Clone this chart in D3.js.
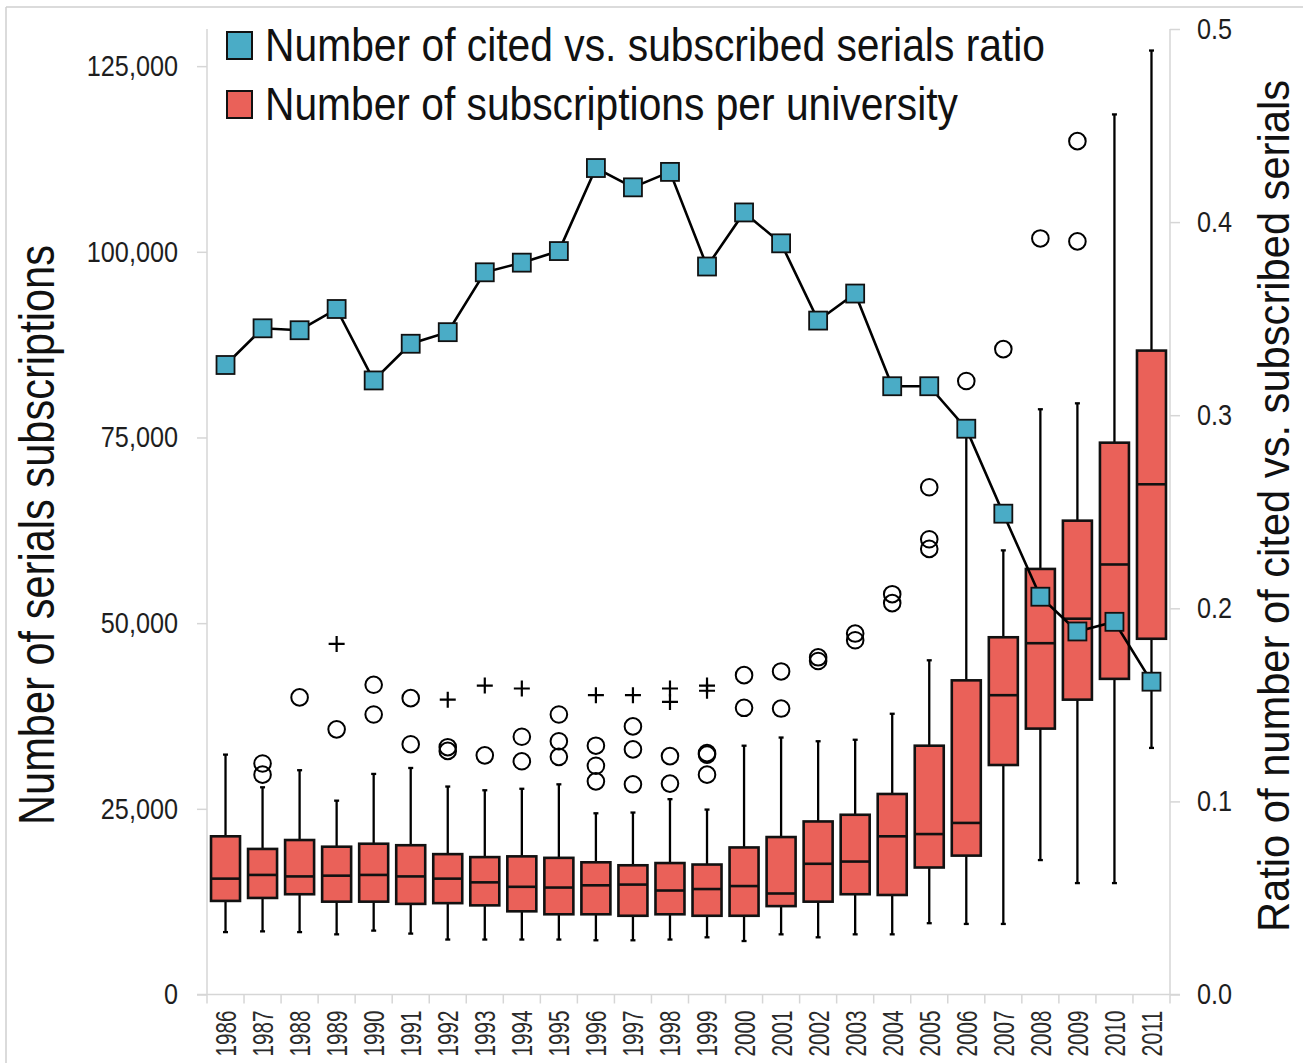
<!DOCTYPE html>
<html>
<head>
<meta charset="utf-8">
<script src="https://cdn.jsdelivr.net/npm/d3@7/dist/d3.min.js"></script>
<style>
  html, body { margin: 0; padding: 0; background: #fff; }
  svg { display: block; font-family: "Liberation Sans", Arial, sans-serif; }
</style>
</head>
<body>
<svg id="chart" width="1303" height="1063"></svg>
<script>
// ---------------- DATA ----------------
const years = ["1986","1987","1988","1989","1990","1991","1992","1993","1994","1995","1996","1997","1998","1999","2000","2001","2002","2003","2004","2005","2006","2007","2008","2009","2010","2011"];

const whiskerHigh = [32300, 27900, 30200, 26100, 29700, 30500, 28000, 27500, 27700, 28300, 24400, 24500, 26300, 24900, 33500, 34600, 34100, 34300, 37800, 45000, 75900, 59800, 78800, 79600, 118500, 127100];
const q3Values    = [21300, 19600, 20800, 19900, 20300, 20100, 18900, 18500, 18600, 18400, 17800, 17400, 17700, 17500, 19800, 21200, 23300, 24200, 27000, 33500, 42300, 48100, 57300, 63800, 74300, 86700];
const medianValues= [15600, 16100, 15900, 16000, 16100, 15900, 15600, 15100, 14500, 14400, 14700, 14800, 14000, 14200, 14600, 13600, 17600, 17900, 21300, 21600, 23100, 40300, 47300, 50600, 57900, 68700];
const q1Values    = [12600, 13000, 13500, 12500, 12500, 12200, 12300, 12000, 11200, 10800, 10800, 10600, 10800, 10600, 10600, 11900, 12500, 13500, 13400, 17100, 18700, 30900, 35800, 39700, 42500, 47900];
const whiskerLow  = [8400, 8500, 8400, 8100, 8600, 8200, 7400, 7400, 7400, 7400, 7300, 7300, 7400, 7700, 7200, 8100, 7700, 8100, 8100, 9600, 9500, 9500, 18100, 15000, 15000, 33200];

// outliers (circles) and extreme outliers (plus signs), per year
const outlierCircles = [
  [], [31100, 29600], [40000], [35700], [41700, 37700], [39900, 33700], [33300, 32800], [32200],
  [34700, 31400], [37700, 34100, 32000], [33500, 30800, 28700], [36100, 33000, 28300], [32100, 28400],
  [32500, 32300, 29600], [43000, 38600], [43500, 38500], [45400, 44900], [48600, 47700], [53900, 52700],
  [68300, 61300, 60000], [82600], [86900], [101800], [114900, 101400], [], []
];
const outlierPlus = [
  [], [], [], [47200], [], [], [39700], [41600], [41200], [], [40300], [40300], [41200, 39400], [41600, 40900],
  [], [], [], [], [], [], [], [], [], [], [], []
];

const ratioValues = [0.326, 0.345, 0.344, 0.355, 0.318, 0.337, 0.343, 0.374, 0.379, 0.385, 0.428, 0.418, 0.426, 0.377, 0.405, 0.389, 0.349, 0.363, 0.315, 0.315, 0.293, 0.249, 0.206, 0.188, 0.193, 0.162];

const leftTicks = [0, 25000, 50000, 75000, 100000, 125000];
const rightTicks = [0, 0.1, 0.2, 0.3, 0.4, 0.5];

const legendLabels = ["Number of cited vs. subscribed serials ratio", "Number of subscriptions per university"];
const leftTitle = "Number of serials subscriptions";
const rightTitle = "Ratio of number of cited vs. subscribed serials";

// ---------------- LAYOUT ----------------
const svg = d3.select("#chart");
const X0 = 207, X1 = 1170, YB = 994.5, YT = 29;
const boxFill = "#EA6159", blueFill = "#4AACC6", axisGray = "#d6d6d6", textCol = "#1e1e1e";

const x = d3.scaleBand().domain(years).range([X0, X1]).paddingInner(0).paddingOuter(0);
const yL = d3.scaleLinear().domain([0, 130000]).range([YB, YT]);
const yR = d3.scaleLinear().domain([0, 0.5]).range([YB, YT]);

function condense(sel, f) {
  sel.each(function () {
    const w = this.getComputedTextLength();
    this.setAttribute("textLength", (w * f).toFixed(1));
    this.setAttribute("lengthAdjust", "spacingAndGlyphs");
  });
}

// outer frame (light border)
svg.append("line").attr("x1", 6).attr("x2", 1303).attr("y1", 7).attr("y2", 7).attr("stroke", "#cfcfcf").attr("stroke-width", 1.5);
svg.append("line").attr("x1", 6).attr("x2", 6).attr("y1", 7).attr("y2", 1063).attr("stroke", "#cfcfcf").attr("stroke-width", 1.5);

// ---------------- AXES ----------------
const fmt = d3.format(",");
const gL = svg.append("g").attr("transform", `translate(${X0},0)`)
  .call(d3.axisLeft(yL).tickValues(leftTicks).tickFormat(fmt).tickSize(10).tickPadding(19));
const gR = svg.append("g").attr("transform", `translate(${X1},0)`)
  .call(d3.axisRight(yR).tickValues(rightTicks).tickFormat(d3.format(".1f")).tickSize(10).tickPadding(17));
const gX = svg.append("g").attr("transform", `translate(0,${YB})`)
  .call(d3.axisBottom(x).tickSize(0).tickFormat(""));

[gL, gR, gX].forEach(g => {
  g.select(".domain").attr("stroke", axisGray).attr("stroke-width", 1.5);
  g.selectAll(".tick line").attr("stroke", axisGray).attr("stroke-width", 1.5);
});
gL.select(".domain").attr("d", `M0,${YT}V${YB}`);
gR.select(".domain").attr("d", `M0,${YT}V${YB}`);
gX.select(".domain").attr("d", `M${X0 - 10},0H${X1 + 10}`);

gL.selectAll(".tick text").attr("font-size", 29).attr("fill", textCol).attr("font-family", "Liberation Sans, Arial, sans-serif");
gR.selectAll(".tick text").attr("font-size", 29).attr("fill", textCol).attr("font-family", "Liberation Sans, Arial, sans-serif");
condense(gL.selectAll(".tick text"), 0.87);
condense(gR.selectAll(".tick text"), 0.87);

// category separators on x axis
const sepPositions = years.map(d => x(d)).concat([X1]);
svg.append("g").selectAll("line").data(sepPositions).join("line")
  .attr("x1", d => d).attr("x2", d => d).attr("y1", YB).attr("y2", YB + 9)
  .attr("stroke", axisGray).attr("stroke-width", 1.5);

// year labels
svg.append("g").selectAll("text").data(years).join("text")
  .attr("transform", d => `translate(${x(d) + x.bandwidth() / 2},${YB + 16}) rotate(-90)`)
  .attr("text-anchor", "end").attr("dy", "0.36em")
  .attr("font-size", 29).attr("fill", "#2a2a2a")
  .attr("textLength", 46).attr("lengthAdjust", "spacingAndGlyphs")
  .text(d => d);

// axis titles
svg.append("text").attr("transform", `translate(54,535) rotate(-90)`)
  .attr("text-anchor", "middle").attr("font-size", 50).attr("fill", "#111")
  .attr("textLength", 580).attr("lengthAdjust", "spacingAndGlyphs")
  .text(leftTitle);
svg.append("text").attr("transform", `translate(1289,506) rotate(-90)`)
  .attr("text-anchor", "middle").attr("font-size", 45).attr("fill", "#111")
  .attr("textLength", 852).attr("lengthAdjust", "spacingAndGlyphs")
  .text(rightTitle);

// ---------------- BOXPLOTS ----------------
const boxW = 29;
const boxes = svg.append("g").selectAll("g").data(years).join("g")
  .attr("transform", d => `translate(${x(d) + x.bandwidth() / 2},0)`);

boxes.each(function (d, i) {
  const g = d3.select(this);
  // upper whisker
  g.append("line").attr("x1", 0).attr("x2", 0).attr("y1", yL(q3Values[i])).attr("y2", yL(whiskerHigh[i]))
    .attr("stroke", "#000").attr("stroke-width", 2.3);
  g.append("line").attr("x1", -2.5).attr("x2", 2.5).attr("y1", yL(whiskerHigh[i])).attr("y2", yL(whiskerHigh[i]))
    .attr("stroke", "#000").attr("stroke-width", 2.3);
  // lower whisker
  g.append("line").attr("x1", 0).attr("x2", 0).attr("y1", yL(q1Values[i])).attr("y2", yL(whiskerLow[i]))
    .attr("stroke", "#000").attr("stroke-width", 2.3);
  g.append("line").attr("x1", -2.5).attr("x2", 2.5).attr("y1", yL(whiskerLow[i])).attr("y2", yL(whiskerLow[i]))
    .attr("stroke", "#000").attr("stroke-width", 2.3);
  // box
  g.append("rect").attr("x", -boxW / 2).attr("width", boxW)
    .attr("y", yL(q3Values[i])).attr("height", yL(q1Values[i]) - yL(q3Values[i]))
    .attr("fill", boxFill).attr("stroke", "#111").attr("stroke-width", 2.6);
  // median
  g.append("line").attr("x1", -boxW / 2).attr("x2", boxW / 2)
    .attr("y1", yL(medianValues[i])).attr("y2", yL(medianValues[i]))
    .attr("stroke", "#111").attr("stroke-width", 2.6);
  // circles
  g.selectAll("circle.o").data(outlierCircles[i]).join("circle").attr("class", "o")
    .attr("cx", 0).attr("cy", v => yL(v)).attr("r", 8.3)
    .attr("fill", "none").attr("stroke", "#000").attr("stroke-width", 2);
  // plus signs
  g.selectAll("path.p").data(outlierPlus[i]).join("path").attr("class", "p")
    .attr("d", v => `M-8,${yL(v)}H8M0,${yL(v) - 8}V${yL(v) + 8}`)
    .attr("stroke", "#000").attr("stroke-width", 2.2).attr("fill", "none");
});

// ---------------- RATIO LINE ----------------
const line = d3.line().x((d, i) => x(years[i]) + x.bandwidth() / 2).y(d => yR(d));
svg.append("path").datum(ratioValues).attr("d", line)
  .attr("fill", "none").attr("stroke", "#000").attr("stroke-width", 2.6);
const sq = 18;
svg.append("g").selectAll("rect").data(ratioValues).join("rect")
  .attr("x", (d, i) => x(years[i]) + x.bandwidth() / 2 - sq / 2)
  .attr("y", d => yR(d) - sq / 2)
  .attr("width", sq).attr("height", sq)
  .attr("fill", blueFill).attr("stroke", "#111").attr("stroke-width", 1.8);

// ---------------- LEGEND ----------------
const legendColors = [blueFill, boxFill];
const legendY = [32, 91];
const legendLen = [780, 693];
const leg = svg.append("g");
legendLabels.forEach((lab, i) => {
  leg.append("rect").attr("x", 227).attr("y", legendY[i]).attr("width", 25).attr("height", 27)
    .attr("fill", legendColors[i]).attr("stroke", "#111").attr("stroke-width", 2);
  leg.append("text").attr("x", 265).attr("y", legendY[i] + 29)
    .attr("font-size", 46).attr("fill", "#111")
    .attr("textLength", legendLen[i]).attr("lengthAdjust", "spacingAndGlyphs")
    .text(lab);
});
</script>
</body>
</html>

◇ ◇ ◇ ◇

Copy all the lines above that hold the string "chart".

Result =>
Clone this chart in D3.js.
<svg id="chart" width="1303" height="1063"></svg>
const svg = d3.select("#chart");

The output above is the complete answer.